I would like to ask you for assistance with problem I'm struggling with. I've already made my calculations and checked it again and again, but my simulations suggest that I've made something wrong.
We consider the following Markov chain $X = (X_i)^n_{i=0}$: $\forall i \in \{1,...,n\}\ \ X_i = a + b X_{i-1}+cX_{i-1}\epsilon_i$, where $X_0$ is a given parameter and $(\epsilon_i)_{i=1}^n$ are independent normal variables with mean 0 and constant variance $\sigma^2$.
The main goal is to calculate posterior distribution of the parameters under an assumption of priors: $$(a,b) \sim \mathcal{N}(\mu_A, \mu_B, \Bigg[ \begin{matrix} \sigma^2_A & 0 \\ o & \sigma^2_B \end{matrix} \Bigg])$$ $$c^2 \sim InvGamma(\alpha_0, \beta_0)$$
For $(a,b)$ we have $\rho(a, b | c^2, X) \propto \rho(X | a, b, c^2)\rho(a, b) \propto \prod_{i=1}^n \rho(X_i | a, b, c^2, X_{i-1})\rho(a, b)$.

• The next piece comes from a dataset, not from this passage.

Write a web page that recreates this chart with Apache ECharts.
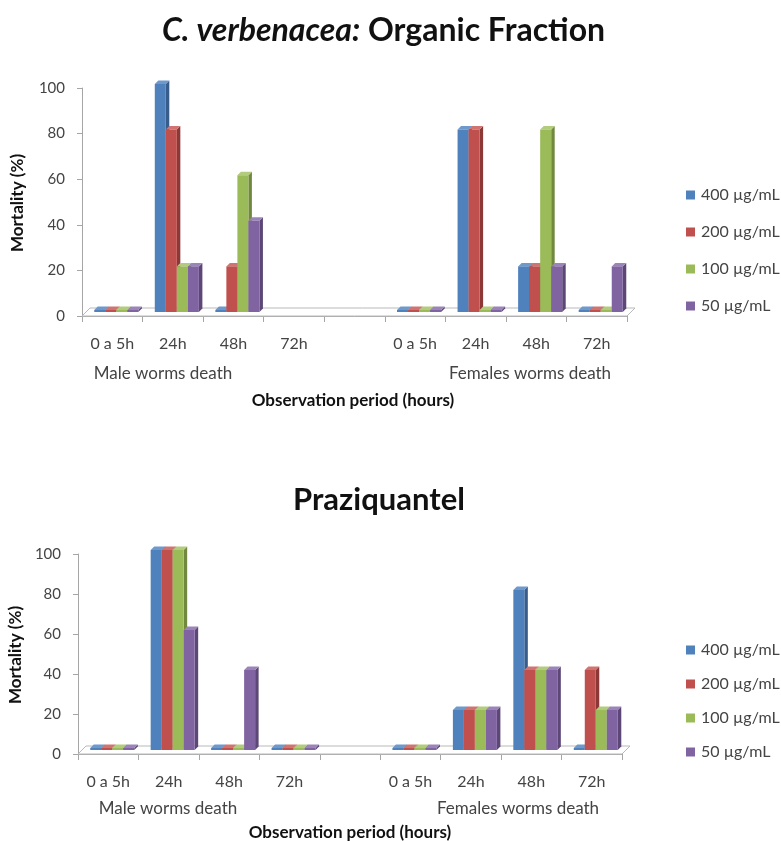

I am afraid that I've made mistake here, because intuitively information about $X_i$ is stored also in $X_{i+1}$, not only in $X_{i-1}$.
Nevertheless, let us continue the considerations. $X_i | a, b, c^2, X_{i-1} \sim \mathcal{N}(a + b X_{i-1}, c^2 X_{i-1}^2 \sigma^2)$, so: $$\rho(a, b | c^2, X) \propto \prod_{i=1}^n exp(-\frac{1}{2 c^2 X_{i-1}^2 \sigma^2} (X_i - a - b X_{i-1})^2)exp(-\frac{1}{2 \sigma_A^2}(a - \mu_A)^2 - \frac{1}{2 \sigma_B^2}(b - \mu_B)^2 )$$
Fortunately, we can simplify it and write as a density of two-dimensional normal distribution, mostly because of proper prior choice.
Analogously: $$\rho(c^2 | a, b, X) \propto p(X|a, b, c^2) \rho(c^2) \propto $$ $$ \propto \frac{1}{c^{2(\alpha_0+1)}} \prod_{i=1}^n \frac{1}{\sqrt{2 \Pi \sigma^2} c X_{i-1}} exp(-\frac{1}{2 c^2 X_{i-1}^2 \sigma^2}(X_i - a - b X_{i-1})^2) exp(-\frac{\beta_0}{c^2}) $$.
This solution gives us $InvGamma$ posterior, but again computations suggest that this is wrong.
Thank all of you in advance for any help and suggestions.